§ **Charts and diagrams as code**
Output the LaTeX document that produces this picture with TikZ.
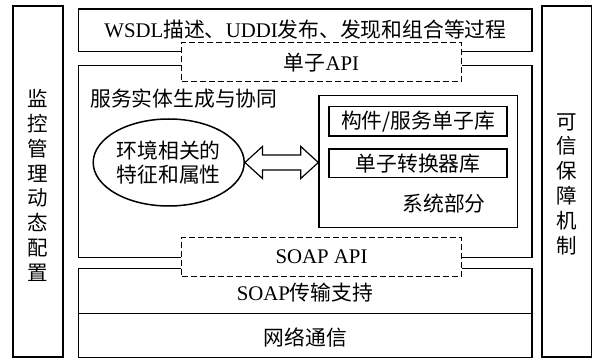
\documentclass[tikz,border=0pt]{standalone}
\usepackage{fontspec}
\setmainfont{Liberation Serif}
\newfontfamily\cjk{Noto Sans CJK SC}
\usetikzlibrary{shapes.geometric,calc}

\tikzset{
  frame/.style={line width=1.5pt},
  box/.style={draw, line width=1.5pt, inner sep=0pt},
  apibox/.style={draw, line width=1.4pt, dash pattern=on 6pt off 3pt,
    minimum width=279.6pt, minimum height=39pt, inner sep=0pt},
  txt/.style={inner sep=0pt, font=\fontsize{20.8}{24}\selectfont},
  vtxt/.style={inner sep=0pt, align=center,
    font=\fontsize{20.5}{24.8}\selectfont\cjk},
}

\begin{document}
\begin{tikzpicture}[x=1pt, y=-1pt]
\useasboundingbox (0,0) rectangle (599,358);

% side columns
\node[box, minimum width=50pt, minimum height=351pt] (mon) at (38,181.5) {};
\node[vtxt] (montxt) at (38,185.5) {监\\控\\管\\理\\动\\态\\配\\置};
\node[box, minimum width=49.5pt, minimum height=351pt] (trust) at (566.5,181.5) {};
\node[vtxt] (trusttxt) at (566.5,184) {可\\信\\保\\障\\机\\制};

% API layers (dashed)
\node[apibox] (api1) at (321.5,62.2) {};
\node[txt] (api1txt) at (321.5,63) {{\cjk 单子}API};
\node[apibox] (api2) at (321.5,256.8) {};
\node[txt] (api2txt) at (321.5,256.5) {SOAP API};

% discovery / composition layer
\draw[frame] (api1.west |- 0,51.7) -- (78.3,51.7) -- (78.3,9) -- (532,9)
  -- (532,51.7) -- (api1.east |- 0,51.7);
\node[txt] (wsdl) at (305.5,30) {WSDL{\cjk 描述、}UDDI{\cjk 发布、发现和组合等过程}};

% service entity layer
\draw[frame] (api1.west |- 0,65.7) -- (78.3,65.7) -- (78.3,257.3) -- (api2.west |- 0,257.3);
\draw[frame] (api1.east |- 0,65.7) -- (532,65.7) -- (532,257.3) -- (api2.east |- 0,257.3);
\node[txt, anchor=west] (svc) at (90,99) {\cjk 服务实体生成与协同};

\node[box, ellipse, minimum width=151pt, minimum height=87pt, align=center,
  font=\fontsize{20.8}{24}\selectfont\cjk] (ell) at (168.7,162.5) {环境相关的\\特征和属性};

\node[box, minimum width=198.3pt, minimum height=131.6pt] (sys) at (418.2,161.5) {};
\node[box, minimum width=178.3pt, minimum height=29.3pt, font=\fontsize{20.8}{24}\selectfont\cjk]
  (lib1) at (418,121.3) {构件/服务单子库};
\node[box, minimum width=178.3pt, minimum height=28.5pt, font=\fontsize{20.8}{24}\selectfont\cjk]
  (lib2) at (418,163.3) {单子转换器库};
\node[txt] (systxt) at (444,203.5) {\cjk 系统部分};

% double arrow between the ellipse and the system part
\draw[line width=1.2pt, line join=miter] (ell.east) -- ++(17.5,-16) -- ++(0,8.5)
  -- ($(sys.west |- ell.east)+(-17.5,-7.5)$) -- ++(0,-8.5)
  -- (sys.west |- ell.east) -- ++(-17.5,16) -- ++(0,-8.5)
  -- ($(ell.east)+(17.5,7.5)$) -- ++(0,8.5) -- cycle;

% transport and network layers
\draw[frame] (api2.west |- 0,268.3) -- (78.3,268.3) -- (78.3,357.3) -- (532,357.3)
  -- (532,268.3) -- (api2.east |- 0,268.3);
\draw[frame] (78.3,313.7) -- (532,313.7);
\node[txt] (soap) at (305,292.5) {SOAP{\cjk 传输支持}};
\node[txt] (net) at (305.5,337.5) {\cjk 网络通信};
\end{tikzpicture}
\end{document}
---
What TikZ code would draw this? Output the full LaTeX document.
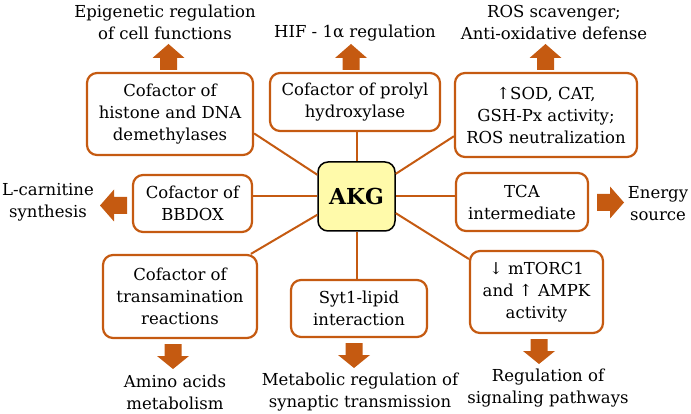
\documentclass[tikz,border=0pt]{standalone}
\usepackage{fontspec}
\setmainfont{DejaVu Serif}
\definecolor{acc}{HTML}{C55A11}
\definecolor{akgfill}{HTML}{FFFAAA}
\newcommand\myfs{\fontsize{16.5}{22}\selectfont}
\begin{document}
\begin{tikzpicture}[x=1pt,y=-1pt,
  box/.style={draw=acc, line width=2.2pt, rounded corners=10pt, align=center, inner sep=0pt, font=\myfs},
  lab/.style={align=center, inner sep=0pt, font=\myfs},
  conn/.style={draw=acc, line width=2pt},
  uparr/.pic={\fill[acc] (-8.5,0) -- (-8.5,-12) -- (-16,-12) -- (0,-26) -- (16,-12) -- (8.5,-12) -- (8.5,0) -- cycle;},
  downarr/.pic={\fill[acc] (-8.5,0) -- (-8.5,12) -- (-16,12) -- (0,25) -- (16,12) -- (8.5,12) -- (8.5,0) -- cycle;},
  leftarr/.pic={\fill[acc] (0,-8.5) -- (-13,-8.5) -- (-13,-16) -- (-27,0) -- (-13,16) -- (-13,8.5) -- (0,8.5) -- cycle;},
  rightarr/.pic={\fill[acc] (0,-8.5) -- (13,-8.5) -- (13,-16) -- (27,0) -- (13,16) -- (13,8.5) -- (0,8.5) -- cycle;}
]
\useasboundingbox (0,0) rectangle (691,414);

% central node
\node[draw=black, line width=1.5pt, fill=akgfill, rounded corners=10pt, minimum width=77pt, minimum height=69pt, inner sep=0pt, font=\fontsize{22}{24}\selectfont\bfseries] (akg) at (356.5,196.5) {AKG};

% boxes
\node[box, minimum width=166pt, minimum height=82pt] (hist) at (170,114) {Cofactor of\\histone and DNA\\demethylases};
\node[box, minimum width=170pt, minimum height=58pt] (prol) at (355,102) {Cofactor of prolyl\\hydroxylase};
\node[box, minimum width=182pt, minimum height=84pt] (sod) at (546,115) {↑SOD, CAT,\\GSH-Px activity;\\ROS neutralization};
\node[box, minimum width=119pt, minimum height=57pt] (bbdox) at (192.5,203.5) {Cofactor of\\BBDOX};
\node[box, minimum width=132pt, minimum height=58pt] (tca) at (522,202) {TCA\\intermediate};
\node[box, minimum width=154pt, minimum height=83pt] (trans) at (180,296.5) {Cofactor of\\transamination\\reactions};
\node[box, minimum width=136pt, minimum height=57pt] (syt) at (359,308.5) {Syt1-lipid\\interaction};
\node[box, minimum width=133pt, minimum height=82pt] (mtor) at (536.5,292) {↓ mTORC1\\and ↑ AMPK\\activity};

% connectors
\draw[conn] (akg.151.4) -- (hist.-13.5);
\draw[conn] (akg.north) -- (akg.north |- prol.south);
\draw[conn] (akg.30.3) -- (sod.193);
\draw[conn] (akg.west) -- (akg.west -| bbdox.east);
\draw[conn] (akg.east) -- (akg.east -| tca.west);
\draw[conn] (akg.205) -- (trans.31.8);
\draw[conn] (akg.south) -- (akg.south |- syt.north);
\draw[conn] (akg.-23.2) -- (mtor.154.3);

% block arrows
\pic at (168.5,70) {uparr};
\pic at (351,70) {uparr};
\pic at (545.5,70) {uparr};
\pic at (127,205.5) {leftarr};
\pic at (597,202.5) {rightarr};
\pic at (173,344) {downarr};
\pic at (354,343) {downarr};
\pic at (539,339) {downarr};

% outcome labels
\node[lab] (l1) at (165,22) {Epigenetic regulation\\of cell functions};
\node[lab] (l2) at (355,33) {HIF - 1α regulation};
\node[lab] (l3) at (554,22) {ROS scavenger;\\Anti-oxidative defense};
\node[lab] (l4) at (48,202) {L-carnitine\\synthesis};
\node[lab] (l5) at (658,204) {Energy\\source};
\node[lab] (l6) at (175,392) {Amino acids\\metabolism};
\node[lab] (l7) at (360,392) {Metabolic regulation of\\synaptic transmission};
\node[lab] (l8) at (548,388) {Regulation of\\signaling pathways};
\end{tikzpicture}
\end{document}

§ **Exercise details**
Give the lines above again exactly, from the one containing "Output the LaTeX" to the one containing "(0,0) rectangle (599,358);", both included, but leave out the pictures.

§ **Complete response**
Output the LaTeX document that produces this picture with TikZ.
\documentclass[tikz,border=0pt]{standalone}
\usepackage{fontspec}
\setmainfont{Liberation Serif}
\newfontfamily\cjk{Noto Sans CJK SC}
\usetikzlibrary{shapes.geometric,calc}

\tikzset{
  frame/.style={line width=1.5pt},
  box/.style={draw, line width=1.5pt, inner sep=0pt},
  apibox/.style={draw, line width=1.4pt, dash pattern=on 6pt off 3pt,
    minimum width=279.6pt, minimum height=39pt, inner sep=0pt},
  txt/.style={inner sep=0pt, font=\fontsize{20.8}{24}\selectfont},
  vtxt/.style={inner sep=0pt, align=center,
    font=\fontsize{20.5}{24.8}\selectfont\cjk},
}

\begin{document}
\begin{tikzpicture}[x=1pt, y=-1pt]
\useasboundingbox (0,0) rectangle (599,358);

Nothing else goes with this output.